Мне страшно засыпать. Я стараюсь держаться до последнего, убеждая себя, что, если не ложиться очень долго, в конце концов свалишься и уснешь без сновидений. Но это гиблое дело, сон все равно повторяется каждую ночь, материализуется под моими сомкнутыми веками, становясь все яснее и отчетливее. К тому же движения в моем сне теперь стали ужасающе неторопливыми. Рот старика открывается, как в замедленной съемке, я ощущаю, как неспешно приближается ко мне тепло его дыхания, чтобы в последний момент смениться холодным прикосновением зубов.

Я просыпаюсь в холодном поту, постель смята, простыни сброшены на пол. Каждое утро я обнаруживаю все новые синяки, фиолетовые и красные отметины на груди, на локтях, на горле.

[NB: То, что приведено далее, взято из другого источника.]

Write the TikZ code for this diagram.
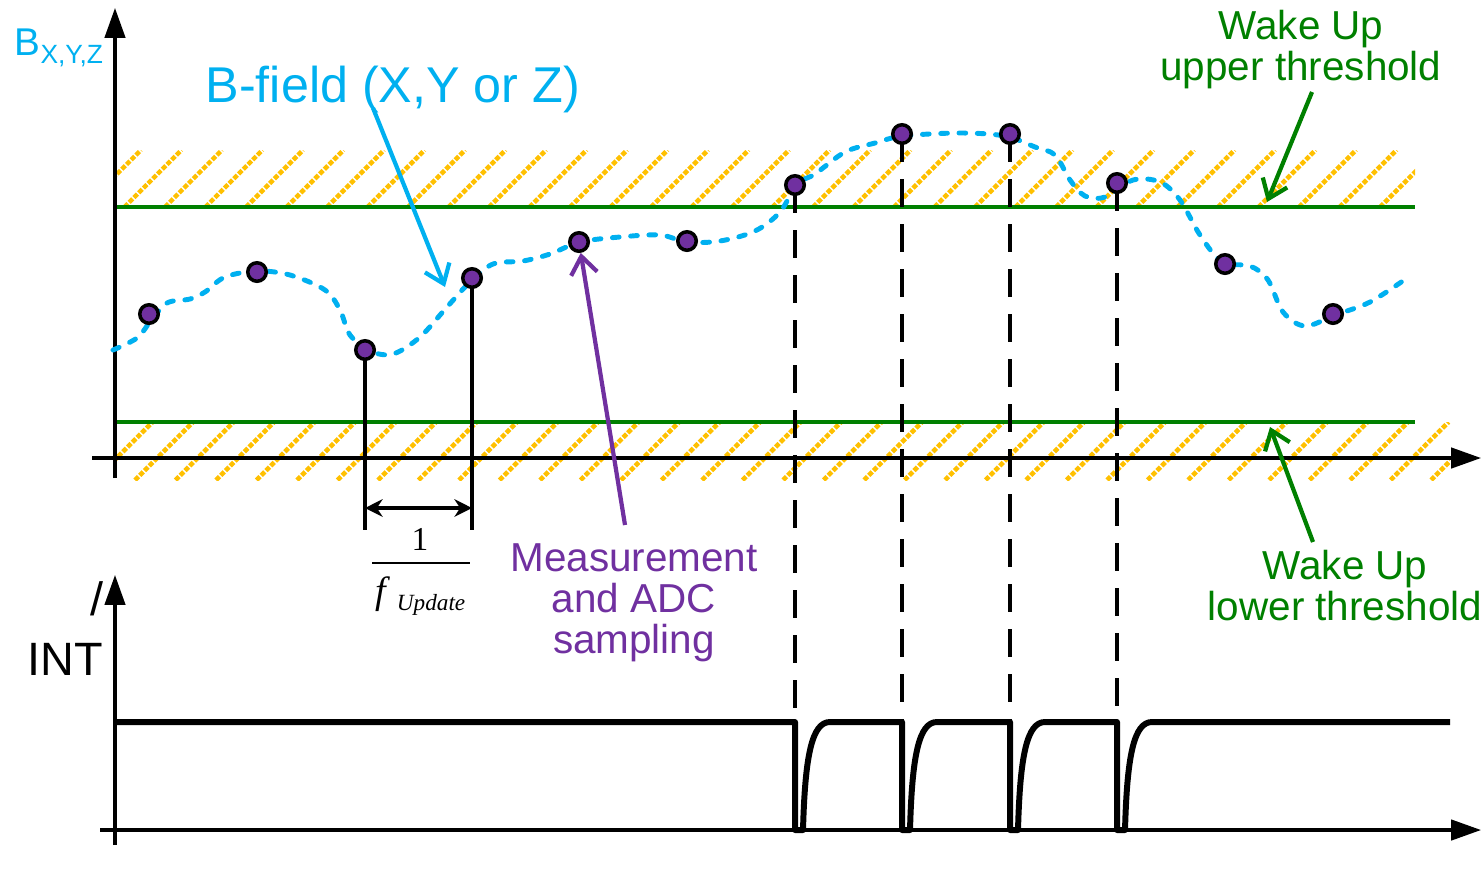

Когда я только начинал одевать покойников, мои первые попытки были, как и следовало ожидать, ужасно неловкими и неумелыми. У новичков всегда так — по крайней мере, именно это говорил мне Педро. Не знаю, то ли он хотел поддержать меня, то ли просто подчеркнуть, что теперь я был салагой, а он — опытным наставником, неожиданно поднявшимся на следующую ступень служебной иерархии. Меня определили к нему в ученики; несмотря на юный возраст, у него уже большой опыт, он работает уверенно и в совершенстве знает все секреты мастерства. Надо сказать, что старик ни минуты не сомневался, прежде чем принять меня в похоронное бюро, а Педро не смог сдержать удивления по этому поводу. Обычно ученикам приходится не один месяц трудиться «в тылу» (так они называют канцелярскую работу, оформление бумаг, в общем, бюрократическую сторону деятельности фирмы), прежде чем их допустят к делу. Со мной все было по-другому: сразу же после собеседования мне предложили участвовать в «вылазках» (так они называют обслуживание на дому). Такого еще никогда не было, признался Педро. Начальник очень разборчив, обычно требуется немало времени, чтобы заслужить его доверие.